Source material:
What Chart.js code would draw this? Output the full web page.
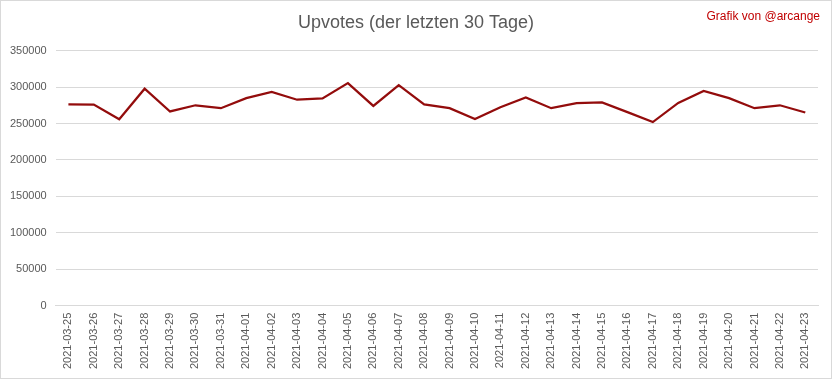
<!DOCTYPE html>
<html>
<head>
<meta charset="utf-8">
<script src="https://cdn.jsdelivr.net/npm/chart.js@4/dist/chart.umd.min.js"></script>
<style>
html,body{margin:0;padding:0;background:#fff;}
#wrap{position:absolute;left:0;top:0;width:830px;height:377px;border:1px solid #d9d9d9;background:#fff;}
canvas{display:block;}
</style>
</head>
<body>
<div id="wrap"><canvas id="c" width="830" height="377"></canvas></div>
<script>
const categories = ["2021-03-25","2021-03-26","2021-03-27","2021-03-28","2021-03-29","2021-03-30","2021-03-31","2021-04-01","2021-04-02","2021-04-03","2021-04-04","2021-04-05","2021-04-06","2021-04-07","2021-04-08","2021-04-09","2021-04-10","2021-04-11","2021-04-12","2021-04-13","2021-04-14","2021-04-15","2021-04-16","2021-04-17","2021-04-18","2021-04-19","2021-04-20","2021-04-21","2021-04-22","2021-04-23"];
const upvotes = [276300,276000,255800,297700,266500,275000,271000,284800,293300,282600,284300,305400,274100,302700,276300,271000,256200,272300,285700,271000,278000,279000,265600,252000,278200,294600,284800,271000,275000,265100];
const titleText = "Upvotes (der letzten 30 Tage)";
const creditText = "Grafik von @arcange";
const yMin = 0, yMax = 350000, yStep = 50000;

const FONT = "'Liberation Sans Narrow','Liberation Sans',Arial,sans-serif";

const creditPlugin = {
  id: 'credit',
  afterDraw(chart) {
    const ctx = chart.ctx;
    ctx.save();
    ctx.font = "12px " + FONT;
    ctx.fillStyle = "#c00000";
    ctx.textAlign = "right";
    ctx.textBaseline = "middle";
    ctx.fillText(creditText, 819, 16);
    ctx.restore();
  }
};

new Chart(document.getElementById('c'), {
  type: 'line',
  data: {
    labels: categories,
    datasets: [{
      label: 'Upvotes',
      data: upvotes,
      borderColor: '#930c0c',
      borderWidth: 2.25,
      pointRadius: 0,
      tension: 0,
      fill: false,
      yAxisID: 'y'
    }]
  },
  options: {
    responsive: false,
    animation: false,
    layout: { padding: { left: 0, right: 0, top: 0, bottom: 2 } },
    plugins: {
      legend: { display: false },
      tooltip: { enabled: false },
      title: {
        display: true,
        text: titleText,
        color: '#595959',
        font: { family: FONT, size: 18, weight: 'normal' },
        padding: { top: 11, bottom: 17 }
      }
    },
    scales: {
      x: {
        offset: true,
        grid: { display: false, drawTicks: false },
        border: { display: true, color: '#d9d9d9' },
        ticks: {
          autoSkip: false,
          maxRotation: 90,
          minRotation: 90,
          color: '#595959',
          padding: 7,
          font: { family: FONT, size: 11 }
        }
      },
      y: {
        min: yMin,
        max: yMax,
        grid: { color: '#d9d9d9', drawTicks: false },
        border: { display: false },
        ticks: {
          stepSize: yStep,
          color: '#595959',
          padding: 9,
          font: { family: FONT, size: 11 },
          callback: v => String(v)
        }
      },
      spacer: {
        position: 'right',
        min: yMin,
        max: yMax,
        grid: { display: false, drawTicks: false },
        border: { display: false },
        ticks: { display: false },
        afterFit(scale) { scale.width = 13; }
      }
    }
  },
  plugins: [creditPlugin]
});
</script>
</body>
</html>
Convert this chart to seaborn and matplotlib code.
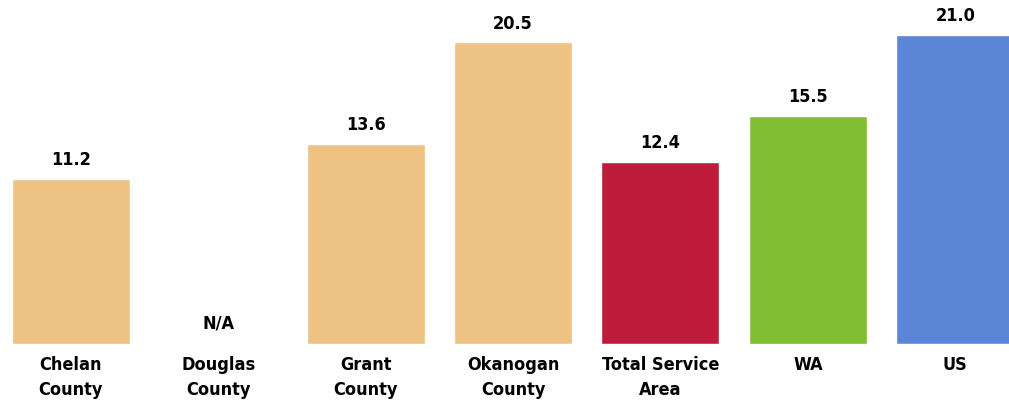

Set exercise:
Leave the pictures out, and print every line of the listing exactly as written.

Solution to the problem:
What Chart.js code would draw this? Output the full web page.
<!DOCTYPE html>
<html>
<head>
<meta charset="utf-8">
<script src="https://cdn.jsdelivr.net/npm/chart.js@4/dist/chart.umd.min.js"></script>
<style>
html,body{margin:0;padding:0;background:#fff;}
#wrap{position:absolute;left:0;top:0;width:830px;height:377px;border:1px solid #d9d9d9;background:#fff;}
canvas{display:block;}
</style>
</head>
<body>
<div id="wrap"><canvas id="c" width="830" height="377"></canvas></div>
<script>
const categories = ["2021-03-25","2021-03-26","2021-03-27","2021-03-28","2021-03-29","2021-03-30","2021-03-31","2021-04-01","2021-04-02","2021-04-03","2021-04-04","2021-04-05","2021-04-06","2021-04-07","2021-04-08","2021-04-09","2021-04-10","2021-04-11","2021-04-12","2021-04-13","2021-04-14","2021-04-15","2021-04-16","2021-04-17","2021-04-18","2021-04-19","2021-04-20","2021-04-21","2021-04-22","2021-04-23"];
const upvotes = [276300,276000,255800,297700,266500,275000,271000,284800,293300,282600,284300,305400,274100,302700,276300,271000,256200,272300,285700,271000,278000,279000,265600,252000,278200,294600,284800,271000,275000,265100];
const titleText = "Upvotes (der letzten 30 Tage)";
const creditText = "Grafik von @arcange";
const yMin = 0, yMax = 350000, yStep = 50000;

const FONT = "'Liberation Sans Narrow','Liberation Sans',Arial,sans-serif";

const creditPlugin = {
  id: 'credit',
  afterDraw(chart) {
    const ctx = chart.ctx;
    ctx.save();
    ctx.font = "12px " + FONT;
    ctx.fillStyle = "#c00000";
    ctx.textAlign = "right";
    ctx.textBaseline = "middle";
    ctx.fillText(creditText, 819, 16);
    ctx.restore();
  }
};

new Chart(document.getElementById('c'), {
  type: 'line',
  data: {
    labels: categories,
    datasets: [{
      label: 'Upvotes',
      data: upvotes,
      borderColor: '#930c0c',
      borderWidth: 2.25,
      pointRadius: 0,
      tension: 0,
      fill: false,
      yAxisID: 'y'
    }]
  },
  options: {
    responsive: false,
    animation: false,
    layout: { padding: { left: 0, right: 0, top: 0, bottom: 2 } },
    plugins: {
      legend: { display: false },
      tooltip: { enabled: false },
      title: {
        display: true,
        text: titleText,
        color: '#595959',
        font: { family: FONT, size: 18, weight: 'normal' },
        padding: { top: 11, bottom: 17 }
      }
    },
    scales: {
      x: {
        offset: true,
        grid: { display: false, drawTicks: false },
        border: { display: true, color: '#d9d9d9' },
        ticks: {
          autoSkip: false,
          maxRotation: 90,
          minRotation: 90,
          color: '#595959',
          padding: 7,
          font: { family: FONT, size: 11 }
        }
      },
      y: {
        min: yMin,
        max: yMax,
        grid: { color: '#d9d9d9', drawTicks: false },
        border: { display: false },
        ticks: {
          stepSize: yStep,
          color: '#595959',
          padding: 9,
          font: { family: FONT, size: 11 },
          callback: v => String(v)
        }
      },
      spacer: {
        position: 'right',
        min: yMin,
        max: yMax,
        grid: { display: false, drawTicks: false },
        border: { display: false },
        ticks: { display: false },
        afterFit(scale) { scale.width = 13; }
      }
    }
  },
  plugins: [creditPlugin]
});
</script>
</body>
</html>
Convert this chart to seaborn and matplotlib code.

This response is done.